**Source excerpt:**
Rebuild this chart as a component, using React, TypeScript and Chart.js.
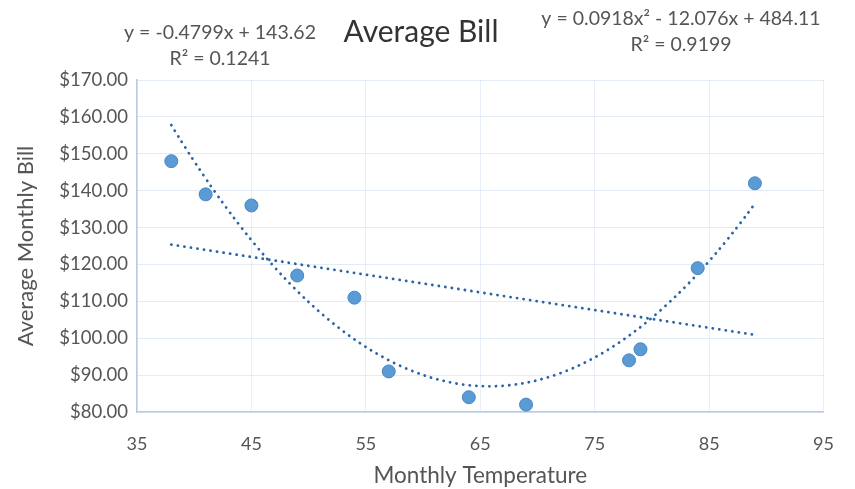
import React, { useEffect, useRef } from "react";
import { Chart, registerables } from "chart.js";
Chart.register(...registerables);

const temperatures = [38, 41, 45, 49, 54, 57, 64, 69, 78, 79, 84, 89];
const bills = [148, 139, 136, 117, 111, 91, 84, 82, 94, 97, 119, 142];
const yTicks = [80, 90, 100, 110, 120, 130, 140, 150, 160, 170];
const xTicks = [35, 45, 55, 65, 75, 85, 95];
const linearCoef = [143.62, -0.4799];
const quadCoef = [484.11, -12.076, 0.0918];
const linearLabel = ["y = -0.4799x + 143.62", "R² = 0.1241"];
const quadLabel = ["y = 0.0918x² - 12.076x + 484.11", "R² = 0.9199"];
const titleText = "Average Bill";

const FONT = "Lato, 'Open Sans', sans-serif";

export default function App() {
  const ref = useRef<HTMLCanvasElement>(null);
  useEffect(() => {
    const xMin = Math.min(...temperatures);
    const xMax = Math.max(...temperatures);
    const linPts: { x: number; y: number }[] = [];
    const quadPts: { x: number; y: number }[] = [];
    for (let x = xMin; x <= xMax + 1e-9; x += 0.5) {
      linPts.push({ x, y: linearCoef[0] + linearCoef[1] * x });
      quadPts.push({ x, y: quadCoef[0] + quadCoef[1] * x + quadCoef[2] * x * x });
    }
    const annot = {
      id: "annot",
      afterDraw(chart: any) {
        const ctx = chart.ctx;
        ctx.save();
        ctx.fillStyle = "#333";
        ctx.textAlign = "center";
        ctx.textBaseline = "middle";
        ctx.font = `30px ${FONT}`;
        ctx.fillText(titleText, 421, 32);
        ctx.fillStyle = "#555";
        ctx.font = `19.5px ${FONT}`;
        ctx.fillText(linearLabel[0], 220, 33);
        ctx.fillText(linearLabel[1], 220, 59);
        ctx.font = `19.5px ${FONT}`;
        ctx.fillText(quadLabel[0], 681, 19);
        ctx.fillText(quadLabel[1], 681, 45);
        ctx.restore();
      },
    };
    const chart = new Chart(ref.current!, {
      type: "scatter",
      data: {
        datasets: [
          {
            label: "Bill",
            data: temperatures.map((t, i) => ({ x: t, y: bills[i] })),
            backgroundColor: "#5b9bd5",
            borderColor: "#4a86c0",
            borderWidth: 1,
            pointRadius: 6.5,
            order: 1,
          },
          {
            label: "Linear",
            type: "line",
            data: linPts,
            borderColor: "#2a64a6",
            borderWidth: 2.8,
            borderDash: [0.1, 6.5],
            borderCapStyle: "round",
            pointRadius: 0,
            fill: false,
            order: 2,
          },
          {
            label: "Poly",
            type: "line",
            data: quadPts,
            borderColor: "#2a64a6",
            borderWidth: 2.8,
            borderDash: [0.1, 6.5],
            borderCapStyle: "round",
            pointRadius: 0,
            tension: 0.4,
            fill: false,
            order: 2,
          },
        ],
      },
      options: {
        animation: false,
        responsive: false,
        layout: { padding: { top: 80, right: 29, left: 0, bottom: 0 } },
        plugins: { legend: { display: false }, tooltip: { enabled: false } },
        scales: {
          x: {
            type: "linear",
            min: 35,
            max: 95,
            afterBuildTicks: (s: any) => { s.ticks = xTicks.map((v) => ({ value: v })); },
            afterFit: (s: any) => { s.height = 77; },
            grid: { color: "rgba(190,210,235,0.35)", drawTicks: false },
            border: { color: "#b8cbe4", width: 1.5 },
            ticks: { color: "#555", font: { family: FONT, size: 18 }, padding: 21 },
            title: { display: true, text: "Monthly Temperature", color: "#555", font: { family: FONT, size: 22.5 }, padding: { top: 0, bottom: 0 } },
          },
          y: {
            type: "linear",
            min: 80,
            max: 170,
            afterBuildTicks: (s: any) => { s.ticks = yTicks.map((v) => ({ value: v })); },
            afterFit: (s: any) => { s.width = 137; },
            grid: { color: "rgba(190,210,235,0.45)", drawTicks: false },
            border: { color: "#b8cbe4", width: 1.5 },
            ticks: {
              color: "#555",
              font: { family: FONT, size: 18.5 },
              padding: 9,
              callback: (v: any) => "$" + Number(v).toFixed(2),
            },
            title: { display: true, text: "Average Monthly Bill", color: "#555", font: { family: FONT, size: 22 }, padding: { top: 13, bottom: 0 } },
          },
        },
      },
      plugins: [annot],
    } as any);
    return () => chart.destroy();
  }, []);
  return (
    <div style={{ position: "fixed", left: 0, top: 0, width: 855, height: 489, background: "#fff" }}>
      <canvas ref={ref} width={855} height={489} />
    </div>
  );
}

**What to do:**
Repeat the lines above exactly, and keep every picture out.

**Result of the task:**
Rebuild this chart as a component, using React, TypeScript and Chart.js.
import React, { useEffect, useRef } from "react";
import { Chart, registerables } from "chart.js";
Chart.register(...registerables);

const temperatures = [38, 41, 45, 49, 54, 57, 64, 69, 78, 79, 84, 89];
const bills = [148, 139, 136, 117, 111, 91, 84, 82, 94, 97, 119, 142];
const yTicks = [80, 90, 100, 110, 120, 130, 140, 150, 160, 170];
const xTicks = [35, 45, 55, 65, 75, 85, 95];
const linearCoef = [143.62, -0.4799];
const quadCoef = [484.11, -12.076, 0.0918];
const linearLabel = ["y = -0.4799x + 143.62", "R² = 0.1241"];
const quadLabel = ["y = 0.0918x² - 12.076x + 484.11", "R² = 0.9199"];
const titleText = "Average Bill";

const FONT = "Lato, 'Open Sans', sans-serif";

export default function App() {
  const ref = useRef<HTMLCanvasElement>(null);
  useEffect(() => {
    const xMin = Math.min(...temperatures);
    const xMax = Math.max(...temperatures);
    const linPts: { x: number; y: number }[] = [];
    const quadPts: { x: number; y: number }[] = [];
    for (let x = xMin; x <= xMax + 1e-9; x += 0.5) {
      linPts.push({ x, y: linearCoef[0] + linearCoef[1] * x });
      quadPts.push({ x, y: quadCoef[0] + quadCoef[1] * x + quadCoef[2] * x * x });
    }
    const annot = {
      id: "annot",
      afterDraw(chart: any) {
        const ctx = chart.ctx;
        ctx.save();
        ctx.fillStyle = "#333";
        ctx.textAlign = "center";
        ctx.textBaseline = "middle";
        ctx.font = `30px ${FONT}`;
        ctx.fillText(titleText, 421, 32);
        ctx.fillStyle = "#555";
        ctx.font = `19.5px ${FONT}`;
        ctx.fillText(linearLabel[0], 220, 33);
        ctx.fillText(linearLabel[1], 220, 59);
        ctx.font = `19.5px ${FONT}`;
        ctx.fillText(quadLabel[0], 681, 19);
        ctx.fillText(quadLabel[1], 681, 45);
        ctx.restore();
      },
    };
    const chart = new Chart(ref.current!, {
      type: "scatter",
      data: {
        datasets: [
          {
            label: "Bill",
            data: temperatures.map((t, i) => ({ x: t, y: bills[i] })),
            backgroundColor: "#5b9bd5",
            borderColor: "#4a86c0",
            borderWidth: 1,
            pointRadius: 6.5,
            order: 1,
          },
          {
            label: "Linear",
            type: "line",
            data: linPts,
            borderColor: "#2a64a6",
            borderWidth: 2.8,
            borderDash: [0.1, 6.5],
            borderCapStyle: "round",
            pointRadius: 0,
            fill: false,
            order: 2,
          },
          {
            label: "Poly",
            type: "line",
            data: quadPts,
            borderColor: "#2a64a6",
            borderWidth: 2.8,
            borderDash: [0.1, 6.5],
            borderCapStyle: "round",
            pointRadius: 0,
            tension: 0.4,
            fill: false,
            order: 2,
          },
        ],
      },
      options: {
        animation: false,
        responsive: false,
        layout: { padding: { top: 80, right: 29, left: 0, bottom: 0 } },
        plugins: { legend: { display: false }, tooltip: { enabled: false } },
        scales: {
          x: {
            type: "linear",
            min: 35,
            max: 95,
            afterBuildTicks: (s: any) => { s.ticks = xTicks.map((v) => ({ value: v })); },
            afterFit: (s: any) => { s.height = 77; },
            grid: { color: "rgba(190,210,235,0.35)", drawTicks: false },
            border: { color: "#b8cbe4", width: 1.5 },
            ticks: { color: "#555", font: { family: FONT, size: 18 }, padding: 21 },
            title: { display: true, text: "Monthly Temperature", color: "#555", font: { family: FONT, size: 22.5 }, padding: { top: 0, bottom: 0 } },
          },
          y: {
            type: "linear",
            min: 80,
            max: 170,
            afterBuildTicks: (s: any) => { s.ticks = yTicks.map((v) => ({ value: v })); },
            afterFit: (s: any) => { s.width = 137; },
            grid: { color: "rgba(190,210,235,0.45)", drawTicks: false },
            border: { color: "#b8cbe4", width: 1.5 },
            ticks: {
              color: "#555",
              font: { family: FONT, size: 18.5 },
              padding: 9,
              callback: (v: any) => "$" + Number(v).toFixed(2),
            },
            title: { display: true, text: "Average Monthly Bill", color: "#555", font: { family: FONT, size: 22 }, padding: { top: 13, bottom: 0 } },
          },
        },
      },
      plugins: [annot],
    } as any);
    return () => chart.destroy();
  }, []);
  return (
    <div style={{ position: "fixed", left: 0, top: 0, width: 855, height: 489, background: "#fff" }}>
      <canvas ref={ref} width={855} height={489} />
    </div>
  );
}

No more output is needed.